ビリヤードの手玉が10倍重かったらと考えると、的玉に伝わる衝撃の大きさが想像できると思います。

速度は変位を時間で微分して求めます。
まず、三角関数の微分を少し復習します。

y=sinθを微分すると、dy/dθ=cosθになります。
y=cosθを微分すると、dy/dθ=-sinθになります。(後ほど加速度で再登場)

微分するたびに、sin→cos→-sin→-cos と 1/4 周期 (90°=1/2 π)づつ回ります。
振幅r、角速度ωとした場合、

y=r・sin(ωt) を微分すると、速度v=dy/dt=rωcos(ωt)

になります。 注:sinがcosに変わってωが前に出てきます。

速度の最大値は、振幅と角速度の積で表されます。
振幅が等しい場合、角速度が大きい方が速度も大きくなります。
変位と速度の位相差は1/4周期なため、変位が0の時に速度は最大値または最小値を示します。

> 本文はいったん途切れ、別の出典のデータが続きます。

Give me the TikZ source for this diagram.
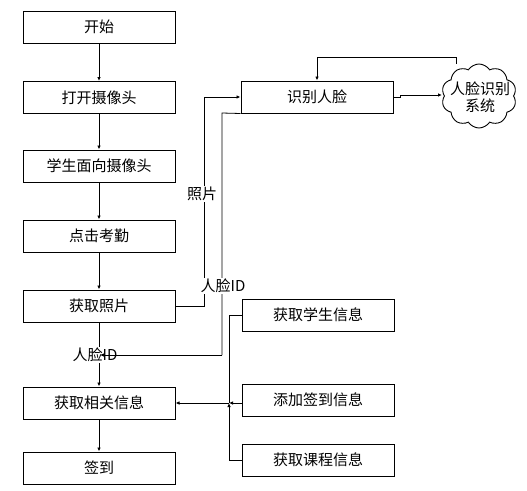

変位と速度の位相が1/4周期ズレるの?っと思った人。
ブランコに乗ってください。
揺れるブランコで最も地面が最も近い (静止状態と同じ位置=変位0)時に、一番速くないですか?
ブランコは三角関数の微分を体感できるアイテムです。

「F=ma」物理で最も有名で、最も重要で基本の式です。
F(力)はm(質量)とa(加速度)の積と言う意味です。
次は加速度について考えてみます。
加速度は速度を時間で微分したものです。

変位:y=r・sin(ωt)
 ↓ tで微分
速度:v=rωcos(ωt)
 ↓ tで微分
加速度:a=-rω2sin(ωt)

微分するたびに位相が1/4周期(1/2π=90°)左にズレて、ωが掛けられます。
高周波の振動や音の場合、ωが大きいため微分すると大きな値になります。
速度や加速度のマイナス側は数値が小さいと言うより、運動方向が逆と考えます。


エンジンはピストンで発生する単振動を、クランクで円運動に変換する機械です。

例えば、ストローク100mmのエンジンが3000rpmで回っていたとします。
ピストンの質量を50g=0.05kgと仮定します。
ピストンのストロークはクランクの直径と等しいため、半径rは50mm=0.05mになります。
rpmは毎分何回転という意味なため、角速度ωは3000/60秒×2π=100πになります。
この条件で加速度の最大値を計算してみます。


加速度:a=-rω2sin(ωt)<rω2(三角関数の最大値は1)
振幅:r=0.05
角速度:100π

加速度aの最大値は0.05×(100π)2=500π2≒4934.8m/s2となります。
ピストンにかかる力F=maを計算すると、0.05×4934.8=246.74Nになります。
力の単位N(ニュートン)ではピンとこないと思うため、重力加速度g=9.8m/s2で割って重さに換算します。
 246.74/9.8=25.18kg
たった50gのピストンは、上死点と下死点で約25kgに相当する力を受けることになります。
物体に加わる力の影響を考える時、加速度は重要な要素になります。